Angelote, amor mío
- Author: Javier Vásconez
- Language: Spanish
- Published: 2021
- Publisher: El Conejo
- Publication place: Ecuador
- ISBN: 9788418178597
- OCLC: 1237697597

= Angelote, amor mío =

Short story by Javier Vásconez

Angelote, amor mío is a short story by Ecuadorian writer Javier Vásconez, published in 1982 in the collection Ciudad lejana. It is the author's best-known story, and has been considered a classic of Ecuadorian literature. The plot takes place during the wake of a gay man named Jacinto, who was part of an upper class conservative Quito family, and is narrated through the interior monologue of his lover Julián, who recalls Jacinto's life and criticizes the hypocrisy of the society of the time using metaphors and religious symbols.

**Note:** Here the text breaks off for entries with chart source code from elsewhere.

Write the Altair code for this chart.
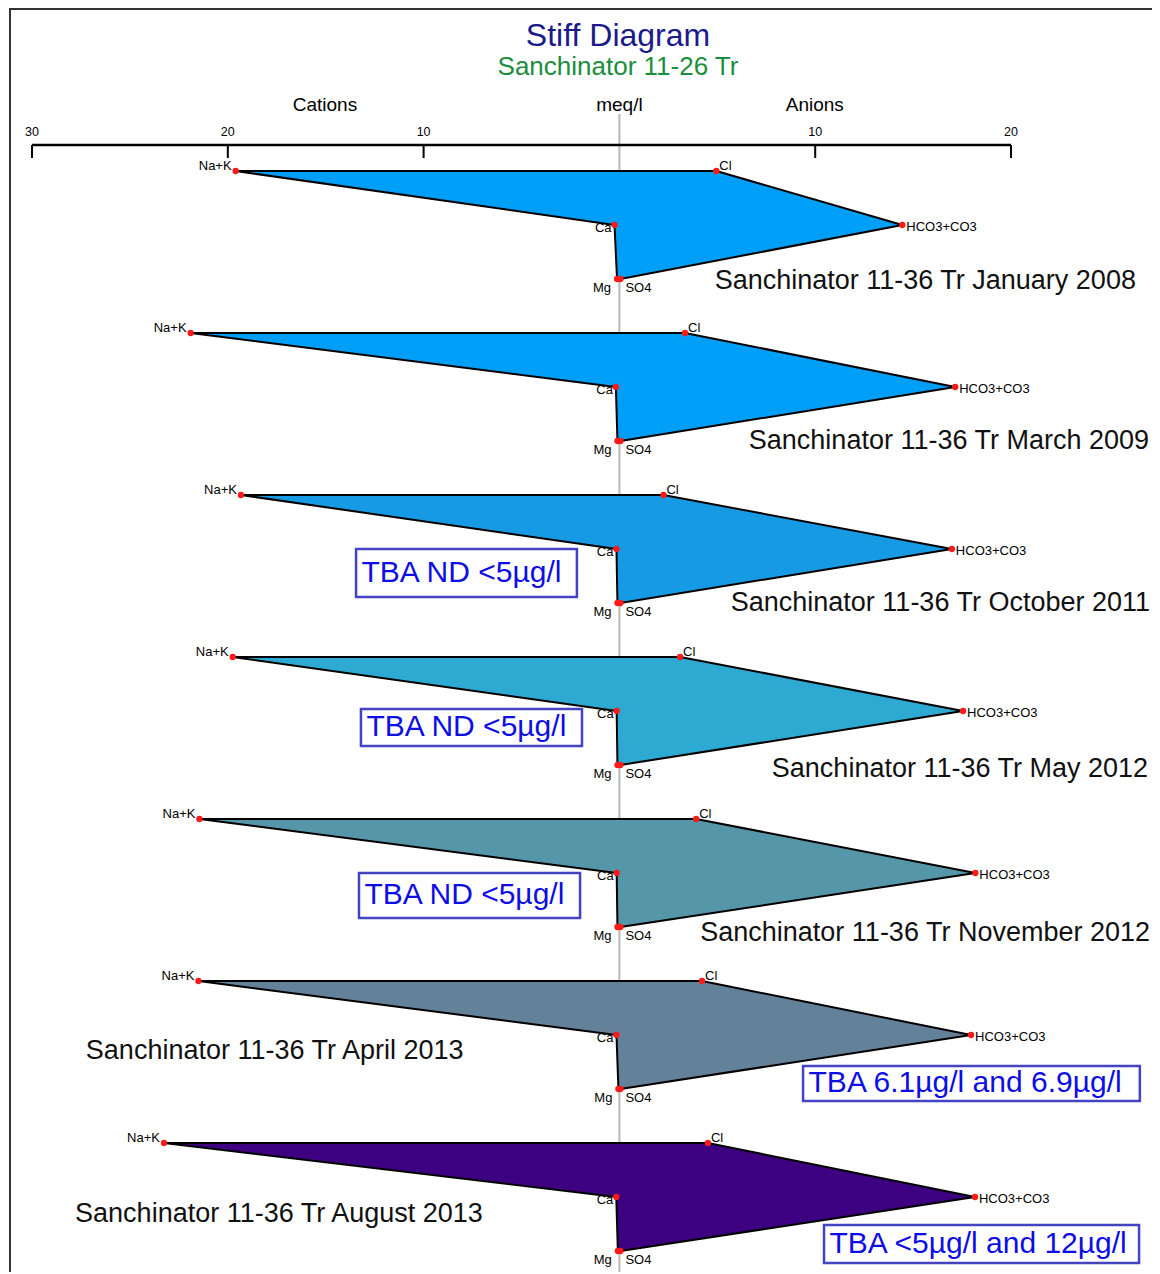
import altair as alt
import pandas as pd

FONT = "Liberation Sans"

# ---------------- data ----------------
samples = ["January 2008", "March 2009", "October 2011", "May 2012",
           "November 2012", "April 2013", "August 2013"]
sample_titles = ["Sanchinator 11-36 Tr " + s for s in samples]

# cations (meq/l)
na_k = [19.6, 21.9, 19.33, 19.75, 21.45, 21.5, 23.26]
ca = [0.25, 0.18, 0.15, 0.14, 0.14, 0.15, 0.16]
mg = [0.12, 0.10, 0.10, 0.10, 0.10, 0.05, 0.08]
# anions (meq/l)
cl = [4.95, 3.35, 2.25, 3.1, 3.92, 4.22, 4.52]
hco3 = [14.45, 17.15, 16.98, 17.55, 18.18, 17.96, 18.16]
so4 = [0.05, 0.05, 0.05, 0.05, 0.05, 0.05, 0.05]

fill_colors = ["#009ff7", "#009ff7", "#169ae4", "#2eaad2",
               "#5596a9", "#64819a", "#3d0080"]

# sample label anchors (meq position, row position, alignment)
label_meq = [26.38, 27.05, 27.1, 27.0, 27.1, -27.25, -27.8]
label_row = [2.04, 5.0, 8.0, 11.07, 14.11, 16.3, 19.31]
label_align = ["right", "right", "right", "right", "right", "left", "left"]

# TBA annotations
tba_text = ["TBA ND <5µg/l", "TBA ND <5µg/l", "TBA ND <5µg/l",
            "TBA 6.1µg/l and 6.9µg/l", "TBA <5µg/l and 12µg/l"]
tba_x1 = [-13.45, -13.2, -13.3, 9.38, 10.45]
tba_x2 = [-2.17, -1.91, -2.01, 26.58, 26.54]
tba_y1 = [7.0, 9.963, 13.0, 16.574, 19.519]
tba_y2 = [7.889, 10.648, 13.833, 17.222, 20.222]

# axis
tick_values = [-30, -20, -10, 10, 20]
tick_labels = ["30", "20", "10", "10", "20"]
header_text = ["Cations", "meq/l", "Anions"]
header_meq = [-15.04, 0, 9.98]

# ---------------- tables ----------------
verts = []
for k, s in enumerate(samples):
    base = 3 * k
    seq = [("Na+K", -na_k[k], base), ("Cl", cl[k], base),
           ("HCO3+CO3", hco3[k], base + 1), ("SO4", so4[k], base + 2),
           ("Mg", -mg[k], base + 2), ("Ca", -ca[k], base + 1)]
    for i, (ion, x, y) in enumerate(seq):
        verts.append(dict(sample=s, ion=ion, meq=x, row=y, order=i))
    verts.append(dict(sample=s, ion="close", meq=-na_k[k], row=base, order=6))
verts = pd.DataFrame(verts)
points = verts[verts["ion"] != "close"]

labels_df = pd.DataFrame(dict(text=sample_titles, meq=label_meq,
                              row=label_row, align=label_align))
tba_df = pd.DataFrame(dict(text=tba_text, x1=tba_x1, x2=tba_x2,
                           y1=tba_y1, y2=tba_y2))
tba_df["xt"] = tba_df["x1"] + 0.28
tba_df["yt"] = (tba_df["y1"] + tba_df["y2"]) / 2
ticks_df = pd.DataFrame(dict(v=tick_values, lab=tick_labels))
head_df = pd.DataFrame(dict(text=header_text, meq=header_meq))
one = pd.DataFrame(dict(a=[-30], b=[20], z=[0]))

W, H = 1144, 1264
xs = alt.Scale(domain=[-31.226, 27.201], nice=False, zero=False)
ys = alt.Scale(domain=[-3.01852, (H - 163) / 54.0], reverse=True, nice=False, zero=False)

# ---------------- layers ----------------
frame_top = alt.Chart(one).mark_rule(color="#333333", strokeWidth=2).encode(
    x=alt.value(2), x2=alt.value(W), y=alt.value(1))
frame_left = alt.Chart(one).mark_rule(color="#333333", strokeWidth=2).encode(
    x=alt.value(2), y=alt.value(0), y2=alt.value(H))

titles = alt.Chart(pd.DataFrame(dict(t=["Stiff Diagram"]))).mark_text(
    font=FONT, fontSize=32, color="#1a1a8a", baseline="middle", align="center"
).encode(x=alt.value(610), y=alt.value(28), text="t:N")
subtitle = alt.Chart(pd.DataFrame(dict(t=["Sanchinator 11-26 Tr"]))).mark_text(
    font=FONT, fontSize=26, color="#1b8e3e", baseline="middle", align="center"
).encode(x=alt.value(610), y=alt.value(59), text="t:N")

zero_line = alt.Chart(one).mark_rule(color="#b8b8b8", strokeWidth=2).encode(
    x=alt.X("z:Q", scale=xs, axis=None), y=alt.value(106), y2=alt.value(H))

axis_line = alt.Chart(one).mark_rule(color="black", strokeWidth=2.5).encode(
    x=alt.X("a:Q", scale=xs, axis=None), x2="b:Q", y=alt.value(137))
ticks = alt.Chart(ticks_df).mark_rule(color="black", strokeWidth=2).encode(
    x=alt.X("v:Q", scale=xs, axis=None), y=alt.value(137), y2=alt.value(150))
tick_text = alt.Chart(ticks_df).mark_text(
    font=FONT, fontSize=12.5, color="black", baseline="middle").encode(
    x=alt.X("v:Q", scale=xs, axis=None), y=alt.value(124), text="lab:N")
headers = alt.Chart(head_df).mark_text(
    font=FONT, fontSize=19, color="black", baseline="middle").encode(
    x=alt.X("meq:Q", scale=xs, axis=None), y=alt.value(97), text="text:N")

polys = alt.Chart(verts).mark_line(
    stroke="black", strokeWidth=2, strokeJoin="round").encode(
    x=alt.X("meq:Q", scale=xs, axis=None),
    y=alt.Y("row:Q", scale=ys, axis=None),
    order="order:Q",
    detail="sample:N",
    fill=alt.Fill("sample:N", scale=alt.Scale(domain=samples, range=fill_colors),
                  legend=None),
)

dots = alt.Chart(points).mark_circle(size=40, color="#ff1a1a", opacity=1).encode(
    x=alt.X("meq:Q", scale=xs, axis=None),
    y=alt.Y("row:Q", scale=ys, axis=None))

label_style = {
    "Na+K": dict(align="right", dx=-4, dy=-5),
    "Cl": dict(align="left", dx=3, dy=-5),
    "HCO3+CO3": dict(align="left", dx=4, dy=2),
    "Ca": dict(align="right", dx=-3, dy=3),
    "Mg": dict(align="right", dx=-6, dy=9),
    "SO4": dict(align="left", dx=5, dy=9),
}
ion_layers = []
for ion, st in label_style.items():
    ion_layers.append(
        alt.Chart(points).transform_filter(alt.datum.ion == ion).mark_text(
            font=FONT, fontSize=13, color="black", baseline="middle", **st
        ).encode(
            x=alt.X("meq:Q", scale=xs, axis=None),
            y=alt.Y("row:Q", scale=ys, axis=None),
            text="ion:N")
    )

sample_layers = []
for al in ["right", "left"]:
    sample_layers.append(
        alt.Chart(labels_df).transform_filter(alt.datum.align == al).mark_text(
            font=FONT, fontSize=27, color="#111111", baseline="middle", align=al
        ).encode(
            x=alt.X("meq:Q", scale=xs, axis=None),
            y=alt.Y("row:Q", scale=ys, axis=None),
            text="text:N")
    )

boxes = alt.Chart(tba_df).mark_rect(
    fill="white", stroke="#4343c4", strokeWidth=2.5).encode(
    x=alt.X("x1:Q", scale=xs, axis=None), x2="x2:Q",
    y=alt.Y("y1:Q", scale=ys, axis=None), y2="y2:Q")
box_text = alt.Chart(tba_df).mark_text(
    font=FONT, fontSize=30, color="#0d0de6", baseline="middle", align="left").encode(
    x=alt.X("xt:Q", scale=xs, axis=None),
    y=alt.Y("yt:Q", scale=ys, axis=None),
    text="text:N")

chart = alt.layer(
    frame_top, frame_left, titles, subtitle, zero_line, axis_line, ticks,
    tick_text, headers, polys, dots, *ion_layers, *sample_layers, boxes, box_text
).properties(
    width=W, height=H,
    autosize=alt.AutoSizeParams(type="none"),
    padding=0,
    background="white",
).configure_view(stroke=None)

chart.save("out.html", embed_options={"renderer": "svg", "actions": False})
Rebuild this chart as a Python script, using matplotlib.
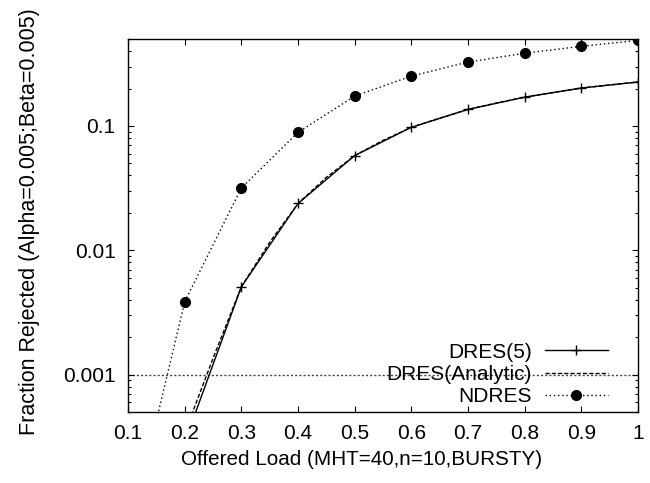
import matplotlib

matplotlib.use("Agg")
import matplotlib.pyplot as plt
from matplotlib.ticker import LogLocator, NullFormatter, FixedLocator

# offered load and fraction rejected
load = [0.2, 0.3, 0.4, 0.5, 0.6, 0.7, 0.8, 0.9, 1.0]
dres5 = [0.000286, 0.00508, 0.0238, 0.0578, 0.0976, 0.136, 0.1706, 0.202, 0.226]

load_fine = [0.2, 0.25, 0.3, 0.35, 0.4, 0.45, 0.5, 0.55, 0.6, 0.65, 0.7, 0.75, 0.8, 0.85, 0.9, 0.95, 1.0]
dres_analytic = [0.00034, 0.00135, 0.0051, 0.0116, 0.0238, 0.0386, 0.0578, 0.0766, 0.0976,
                 0.1155, 0.136, 0.153, 0.1706, 0.186, 0.202, 0.214, 0.226]

load_nd = [0.1, 0.2, 0.3, 0.4, 0.5, 0.6, 0.7, 0.8, 0.9, 1.0]
ndres = [0.000047, 0.00386, 0.0317, 0.089, 0.174, 0.252, 0.327, 0.385, 0.438, 0.488]

threshold = 0.001
xticks = [0.1, 0.2, 0.3, 0.4, 0.5, 0.6, 0.7, 0.8, 0.9, 1.0]
xticklabels = ["0.1", "0.2", "0.3", "0.4", "0.5", "0.6", "0.7", "0.8", "0.9", "1"]
yticks = [0.001, 0.01, 0.1]
yticklabels = ["0.001", "0.01", "0.1"]

plt.rcParams.update({
    "font.family": ["Liberation Sans", "DejaVu Sans"],
    "font.size": 15,
    "axes.linewidth": 1.0,
})

fig = plt.figure(figsize=(6.5, 4.83), dpi=100)
ax = fig.add_axes([0.197, 0.147, 0.7845, 0.772])

ax.axhline(threshold, color="#444444", lw=1.0, dashes=(1.5, 1.5), zorder=1)
ax.plot(load, dres5, color="black", lw=1.0, marker="+", ms=7, mew=1.0, label="DRES(5)", zorder=3)
ax.plot(load_fine, dres_analytic, color="black", lw=1.0, dashes=(3, 1.5), label="DRES(Analytic)", zorder=2)
ax.plot(load_nd, ndres, color="black", lw=1.0, dashes=(1, 2), marker="o", ms=7,
        label="NDRES", zorder=3)

ax.set_yscale("log")
ax.set_xlim(0.1, 1.0)
ax.set_ylim(0.0005, 0.5)
ax.xaxis.set_major_locator(FixedLocator(xticks))
ax.set_xticklabels(xticklabels)
ax.yaxis.set_major_locator(FixedLocator(yticks))
ax.set_yticklabels(yticklabels)
ax.yaxis.set_minor_locator(LogLocator(base=10, subs=range(2, 10)))
ax.yaxis.set_minor_formatter(NullFormatter())
ax.tick_params(which="both", direction="in", top=True, right=True)
ax.tick_params(which="major", length=4.5, width=0.8, pad=9)
ax.tick_params(which="minor", length=2.2, width=0.8)

ax.set_xlabel("Offered Load (MHT=40,n=10,BURSTY)", fontsize=14.9)
ax.set_ylabel("Fraction Rejected (Alpha=0.005;Beta=0.005)", fontsize=15.5)
ax.xaxis.set_label_coords(0.457, -0.103)
ax.yaxis.set_label_coords(-0.1725, 0.511)

ax.legend(loc="lower right", bbox_to_anchor=(0.969, -0.023), frameon=False, markerfirst=False,
          handlelength=3.0, handletextpad=0.65, labelspacing=0.15, borderpad=0.2)

fig.savefig("out.png", dpi=100)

The work follows a trend in 20th-century Ecuadorian literature of portraying homosexual characters in dark tragedies. It also marked a shift in the literary representation of homosexuality in Ecuador by openly depicting the characters' sexuality. Its publication was controversial at the time as a result.

== Publication ==
The story was published in 1982 by El Conejo publishing house as part of the short story collection Ciudad lejana (Distant City). Over the years it became one of Vásconez's most notable works, although the publication of the story caused controversy in Ecuadorian society at the time for portraying homosexuality and what the author pointed out as the double standards of Quito's upper class, at a time when same-sex relationships were still punishable by imprisonment in the country. The controversy continued after copies were sold in Mexico, and the Ecuadorian Ministry of Education banned its reading in schools. It was also criticized by conservative circles, who claimed that the story attacked “buenos modales” (good manners).